*GOAL:*
Go through the entries below and retype them exactly, omitting each picture.

(Stored records)

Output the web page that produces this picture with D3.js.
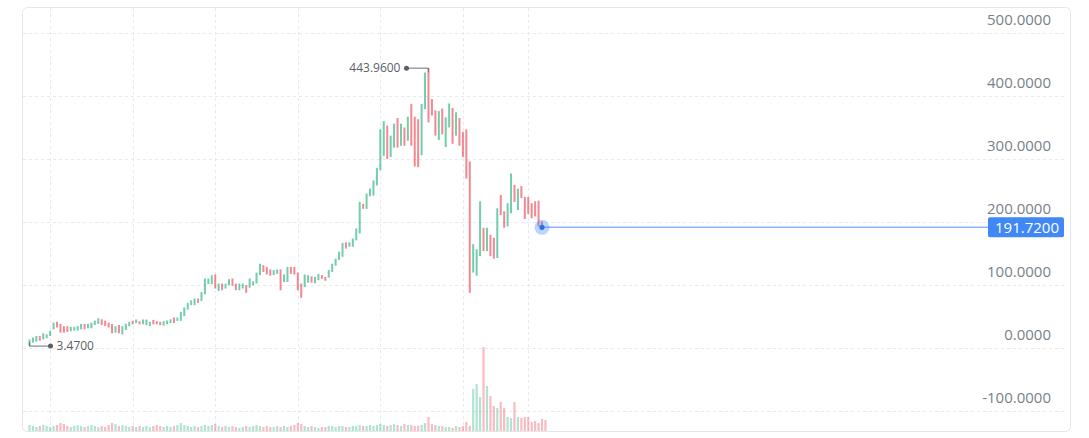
<!DOCTYPE html>
<html><head><meta charset="utf-8">
<script src="https://cdn.jsdelivr.net/npm/d3@7/dist/d3.min.js"></script>
<style>html,body{margin:0;padding:0;background:#fff;} svg{display:block}</style>
</head><body><svg id="c" width="1089" height="438"></svg>
<script>
// ---- data ----
const opens = [
 3.47,9,10.6,19.5,14,16,19.5,30,42,38.6,35,35,27,28,28,30,38.6,31.7,31.7,37,38.6,46,43.8,40.7,38.6,24.8,37,
 22,29,35,43.5,40,43,38,36.6,35,45,43,42,36,38,40,48.8,43.5,43.5,51,61.4,68.3,68.3,78.9,75,85.7,101.6,101.6,117,91,
 102.6,94.7,100,110.6,102.6,92,94.7,100,96,100,102.6,116,131.7,129,125,116,118,125,105,105,129,129,120,102.6,97,104,114,
 103,108,116,113,112,121,131,140,145,168,161,161,171,182,229,221,241,242,258,282,305,353,303,318,365,321,350,329,387,367,363,
 306,379,443.96,395,377,330,380,319,350,381,337,365,343,347,296,120,115,146,191,154,180,175,143,243,217,193,214,259,219,257,240,240,230,233,234,201
];
const closes = [
 14,17,19.5,12,23.8,22,28,40.7,33,24.8,24.8,26,34,34,35,38.6,30,38.6,40.7,43.8,47.5,37,35.4,33,23.8,35,23.8,
 35,39,42,38,45.6,38,45.6,45.6,42,38,38,36.6,43,44,46,40,48.8,57.7,64.6,72,76,78.9,72,89,110.6,110.6,115.8,94.7,102.6,
 92,102.6,109.5,99,92,102.6,102.6,88,110.6,106,120,134,121,117,115,124,125,92,117,129,118,117,92,80,117,116,104,
 113,118,110,107,124,134,142,153,167,158,168,174,190,232,221,245,253,266,286,347,360,300,337,356,318,356,321,367,321,288,287,
 387,437,358,369,337,376,339,366,388,324,374,321,303,269,88,165,157,233,154,191,146,142,222,211,191,230,277,232,253,238,205,213,206,209,193,191.72
];
const volumes = [
 6,5,4,5,6,5,4,5,6,8,7,5,4,5,6,5,4,5,6,5,4,5,4,6,8,7,5,
 6,5,4,5,4,5,4,5,4,5,6,5,4,5,4,5,6,8,6,5,4,5,4,5,6,5,6,7,5,
 4,5,4,5,4,3,4,5,4,5,6,5,4,5,4,4,5,4,5,4,5,6,8,7,5,4,5,
 4,3,4,4,5,5,4,5,5,4,4,5,5,6,5,5,6,5,6,7,6,5,6,7,6,5,7,6,6,5,5,
 6,8,14,7,6,5,5,4,4,3,5,4,5,9,5,42,47,34,84,45,35,25,23,29,23,14,13,29,14,13,14,14,9,10,8,12,11
];
const yTicks = [500, 400, 300, 200, 100, 0, -100];
const xGridIndex = [6, 30, 54, 78, 102, 126, 145];
const lastPrice = 191.72;

// ---- layout ----
const frame = {x0: 22, x1: 1070, y0: 7, y1: 431};
const svg = d3.select('#c');
const n = opens.length;
const x = d3.scaleLinear().domain([0, n - 1]).range([29.5, 542]);
const y = d3.scaleLinear().domain([-100, 500]).range([411.4, 32.8]);
const vy = d3.scaleLinear().domain([0, d3.max(volumes)]).range([frame.y1, 347]);
const upC = '#2fb683', dnC = '#ec4f5e';
const fmt = v => v.toFixed(4);

svg.append('rect').attr('x', frame.x0 + 0.5).attr('y', frame.y0 + 0.5)
  .attr('width', frame.x1 - frame.x0).attr('height', frame.y1 - frame.y0)
  .attr('rx', 5).attr('fill', '#fff').attr('stroke', '#e3e6ea');

const grid = svg.append('g').attr('stroke', '#e9e9e9').attr('stroke-dasharray', '3,3').attr('stroke-width', 1);
grid.selectAll('line.h').data(yTicks).join('line').attr('class', 'h')
  .attr('x1', frame.x0 + 1).attr('x2', 1065)
  .attr('y1', d => Math.round(y(d)) + 0.5).attr('y2', d => Math.round(y(d)) + 0.5);
grid.selectAll('line.v').data(xGridIndex).join('line').attr('class', 'v')
  .attr('x1', d => Math.round(x(d)) + 0.5).attr('x2', d => Math.round(x(d)) + 0.5)
  .attr('y1', frame.y0 + 1).attr('y2', frame.y1);

// volume
svg.append('g').selectAll('rect').data(volumes).join('rect')
  .attr('x', (d, i) => x(i) - 1.1).attr('width', 2.2)
  .attr('y', d => vy(d)).attr('height', d => frame.y1 - vy(d))
  .attr('fill', (d, i) => closes[i] >= opens[i] ? upC : dnC).attr('opacity', 0.38);

// candles
svg.append('g').selectAll('rect').data(opens).join('rect')
  .attr('x', (d, i) => x(i) - 1).attr('width', 2)
  .attr('y', (d, i) => y(Math.max(d, closes[i])))
  .attr('height', (d, i) => Math.max(1, Math.abs(y(d) - y(closes[i]))))
  .attr('fill', (d, i) => closes[i] >= d ? upC : dnC).attr('opacity', 0.68);

// y axis labels
svg.append('g').selectAll('text').data(yTicks).join('text')
  .attr('x', 1051).attr('y', d => y(d) - 8)
  .attr('text-anchor', 'end').attr('font-family', 'Open Sans').attr('font-size', 15)
  .attr('fill', '#7a7f87').text(fmt);

// high / low marks
const hiIdx = d3.maxIndex(opens.map((o, i) => Math.max(o, closes[i])));
const loIdx = d3.minIndex(opens.map((o, i) => Math.min(o, closes[i])));
const hiVal = Math.max(opens[hiIdx], closes[hiIdx]);
const loVal = Math.min(opens[loIdx], closes[loIdx]);
const mk = svg.append('g').attr('font-family', 'Open Sans').attr('font-size', 12).attr('fill', '#5a5f66');
const hx = x(hiIdx), hyv = y(hiVal);
mk.append('path').attr('d', `M${hx},${hyv + 4}V${hyv}H${hx - 22}`).attr('stroke', '#6b7079').attr('fill', 'none');
mk.append('circle').attr('cx', hx - 22).attr('cy', hyv).attr('r', 2.5).attr('fill', '#5a5f66');
mk.append('text').attr('x', hx - 28).attr('y', hyv).attr('dy', '0.35em').attr('text-anchor', 'end').text(fmt(hiVal));
const lx = x(loIdx), lyv = y(loVal);
mk.append('path').attr('d', `M${lx},${lyv - 4}V${lyv}H${lx + 21}`).attr('stroke', '#6b7079').attr('fill', 'none');
mk.append('circle').attr('cx', lx + 21).attr('cy', lyv).attr('r', 2.5).attr('fill', '#5a5f66');
mk.append('text').attr('x', lx + 27).attr('y', lyv).attr('dy', '0.35em').text(fmt(loVal));

// last price line
const ly = y(lastPrice), lxp = x(n - 1);
svg.append('line').attr('x1', lxp).attr('x2', 988).attr('y1', ly).attr('y2', ly)
  .attr('stroke', '#8db6f7').attr('stroke-width', 1.5);
svg.append('circle').attr('cx', lxp).attr('cy', ly).attr('r', 7.5).attr('fill', '#3f88f6').attr('opacity', 0.35);
svg.append('circle').attr('cx', lxp).attr('cy', ly).attr('r', 2.6).attr('fill', '#2a6fe6');
svg.append('rect').attr('x', 988).attr('y', ly - 10).attr('width', 76).attr('height', 20).attr('rx', 2).attr('fill', '#3f88f6');
svg.append('text').attr('x', 1059).attr('y', ly).attr('dy', '0.36em').attr('text-anchor', 'end')
  .attr('font-family', 'Open Sans').attr('font-size', 15).attr('fill', '#fff').text(fmt(lastPrice));
</script></body></html>
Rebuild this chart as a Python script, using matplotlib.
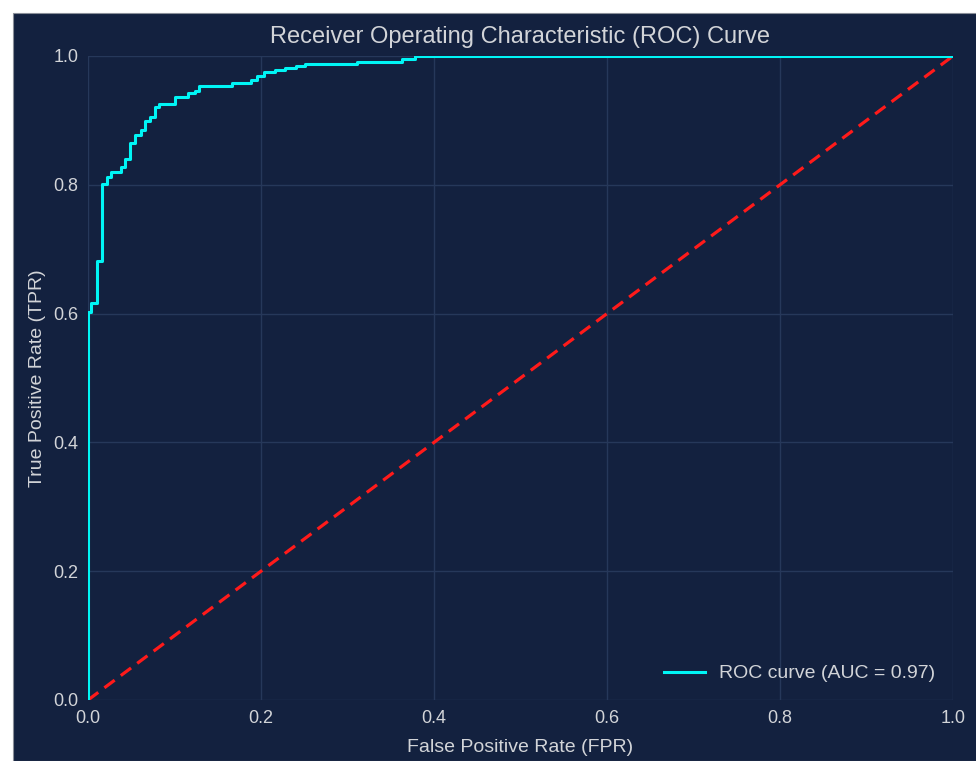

*EXPECTED ANSWER:*
Output the web page that produces this picture with D3.js.
<!DOCTYPE html>
<html><head><meta charset="utf-8">
<script src="https://cdn.jsdelivr.net/npm/d3@7/dist/d3.min.js"></script>
<style>html,body{margin:0;padding:0;background:#fff;} svg{display:block}</style>
</head><body><svg id="c" width="1089" height="438"></svg>
<script>
// ---- data ----
const opens = [
 3.47,9,10.6,19.5,14,16,19.5,30,42,38.6,35,35,27,28,28,30,38.6,31.7,31.7,37,38.6,46,43.8,40.7,38.6,24.8,37,
 22,29,35,43.5,40,43,38,36.6,35,45,43,42,36,38,40,48.8,43.5,43.5,51,61.4,68.3,68.3,78.9,75,85.7,101.6,101.6,117,91,
 102.6,94.7,100,110.6,102.6,92,94.7,100,96,100,102.6,116,131.7,129,125,116,118,125,105,105,129,129,120,102.6,97,104,114,
 103,108,116,113,112,121,131,140,145,168,161,161,171,182,229,221,241,242,258,282,305,353,303,318,365,321,350,329,387,367,363,
 306,379,443.96,395,377,330,380,319,350,381,337,365,343,347,296,120,115,146,191,154,180,175,143,243,217,193,214,259,219,257,240,240,230,233,234,201
];
const closes = [
 14,17,19.5,12,23.8,22,28,40.7,33,24.8,24.8,26,34,34,35,38.6,30,38.6,40.7,43.8,47.5,37,35.4,33,23.8,35,23.8,
 35,39,42,38,45.6,38,45.6,45.6,42,38,38,36.6,43,44,46,40,48.8,57.7,64.6,72,76,78.9,72,89,110.6,110.6,115.8,94.7,102.6,
 92,102.6,109.5,99,92,102.6,102.6,88,110.6,106,120,134,121,117,115,124,125,92,117,129,118,117,92,80,117,116,104,
 113,118,110,107,124,134,142,153,167,158,168,174,190,232,221,245,253,266,286,347,360,300,337,356,318,356,321,367,321,288,287,
 387,437,358,369,337,376,339,366,388,324,374,321,303,269,88,165,157,233,154,191,146,142,222,211,191,230,277,232,253,238,205,213,206,209,193,191.72
];
const volumes = [
 6,5,4,5,6,5,4,5,6,8,7,5,4,5,6,5,4,5,6,5,4,5,4,6,8,7,5,
 6,5,4,5,4,5,4,5,4,5,6,5,4,5,4,5,6,8,6,5,4,5,4,5,6,5,6,7,5,
 4,5,4,5,4,3,4,5,4,5,6,5,4,5,4,4,5,4,5,4,5,6,8,7,5,4,5,
 4,3,4,4,5,5,4,5,5,4,4,5,5,6,5,5,6,5,6,7,6,5,6,7,6,5,7,6,6,5,5,
 6,8,14,7,6,5,5,4,4,3,5,4,5,9,5,42,47,34,84,45,35,25,23,29,23,14,13,29,14,13,14,14,9,10,8,12,11
];
const yTicks = [500, 400, 300, 200, 100, 0, -100];
const xGridIndex = [6, 30, 54, 78, 102, 126, 145];
const lastPrice = 191.72;

// ---- layout ----
const frame = {x0: 22, x1: 1070, y0: 7, y1: 431};
const svg = d3.select('#c');
const n = opens.length;
const x = d3.scaleLinear().domain([0, n - 1]).range([29.5, 542]);
const y = d3.scaleLinear().domain([-100, 500]).range([411.4, 32.8]);
const vy = d3.scaleLinear().domain([0, d3.max(volumes)]).range([frame.y1, 347]);
const upC = '#2fb683', dnC = '#ec4f5e';
const fmt = v => v.toFixed(4);

svg.append('rect').attr('x', frame.x0 + 0.5).attr('y', frame.y0 + 0.5)
  .attr('width', frame.x1 - frame.x0).attr('height', frame.y1 - frame.y0)
  .attr('rx', 5).attr('fill', '#fff').attr('stroke', '#e3e6ea');

const grid = svg.append('g').attr('stroke', '#e9e9e9').attr('stroke-dasharray', '3,3').attr('stroke-width', 1);
grid.selectAll('line.h').data(yTicks).join('line').attr('class', 'h')
  .attr('x1', frame.x0 + 1).attr('x2', 1065)
  .attr('y1', d => Math.round(y(d)) + 0.5).attr('y2', d => Math.round(y(d)) + 0.5);
grid.selectAll('line.v').data(xGridIndex).join('line').attr('class', 'v')
  .attr('x1', d => Math.round(x(d)) + 0.5).attr('x2', d => Math.round(x(d)) + 0.5)
  .attr('y1', frame.y0 + 1).attr('y2', frame.y1);

// volume
svg.append('g').selectAll('rect').data(volumes).join('rect')
  .attr('x', (d, i) => x(i) - 1.1).attr('width', 2.2)
  .attr('y', d => vy(d)).attr('height', d => frame.y1 - vy(d))
  .attr('fill', (d, i) => closes[i] >= opens[i] ? upC : dnC).attr('opacity', 0.38);

// candles
svg.append('g').selectAll('rect').data(opens).join('rect')
  .attr('x', (d, i) => x(i) - 1).attr('width', 2)
  .attr('y', (d, i) => y(Math.max(d, closes[i])))
  .attr('height', (d, i) => Math.max(1, Math.abs(y(d) - y(closes[i]))))
  .attr('fill', (d, i) => closes[i] >= d ? upC : dnC).attr('opacity', 0.68);

// y axis labels
svg.append('g').selectAll('text').data(yTicks).join('text')
  .attr('x', 1051).attr('y', d => y(d) - 8)
  .attr('text-anchor', 'end').attr('font-family', 'Open Sans').attr('font-size', 15)
  .attr('fill', '#7a7f87').text(fmt);

// high / low marks
const hiIdx = d3.maxIndex(opens.map((o, i) => Math.max(o, closes[i])));
const loIdx = d3.minIndex(opens.map((o, i) => Math.min(o, closes[i])));
const hiVal = Math.max(opens[hiIdx], closes[hiIdx]);
const loVal = Math.min(opens[loIdx], closes[loIdx]);
const mk = svg.append('g').attr('font-family', 'Open Sans').attr('font-size', 12).attr('fill', '#5a5f66');
const hx = x(hiIdx), hyv = y(hiVal);
mk.append('path').attr('d', `M${hx},${hyv + 4}V${hyv}H${hx - 22}`).attr('stroke', '#6b7079').attr('fill', 'none');
mk.append('circle').attr('cx', hx - 22).attr('cy', hyv).attr('r', 2.5).attr('fill', '#5a5f66');
mk.append('text').attr('x', hx - 28).attr('y', hyv).attr('dy', '0.35em').attr('text-anchor', 'end').text(fmt(hiVal));
const lx = x(loIdx), lyv = y(loVal);
mk.append('path').attr('d', `M${lx},${lyv - 4}V${lyv}H${lx + 21}`).attr('stroke', '#6b7079').attr('fill', 'none');
mk.append('circle').attr('cx', lx + 21).attr('cy', lyv).attr('r', 2.5).attr('fill', '#5a5f66');
mk.append('text').attr('x', lx + 27).attr('y', lyv).attr('dy', '0.35em').text(fmt(loVal));

// last price line
const ly = y(lastPrice), lxp = x(n - 1);
svg.append('line').attr('x1', lxp).attr('x2', 988).attr('y1', ly).attr('y2', ly)
  .attr('stroke', '#8db6f7').attr('stroke-width', 1.5);
svg.append('circle').attr('cx', lxp).attr('cy', ly).attr('r', 7.5).attr('fill', '#3f88f6').attr('opacity', 0.35);
svg.append('circle').attr('cx', lxp).attr('cy', ly).attr('r', 2.6).attr('fill', '#2a6fe6');
svg.append('rect').attr('x', 988).attr('y', ly - 10).attr('width', 76).attr('height', 20).attr('rx', 2).attr('fill', '#3f88f6');
svg.append('text').attr('x', 1059).attr('y', ly).attr('dy', '0.36em').attr('text-anchor', 'end')
  .attr('font-family', 'Open Sans').attr('font-size', 15).attr('fill', '#fff').text(fmt(lastPrice));
</script></body></html>
Rebuild this chart as a Python script, using matplotlib.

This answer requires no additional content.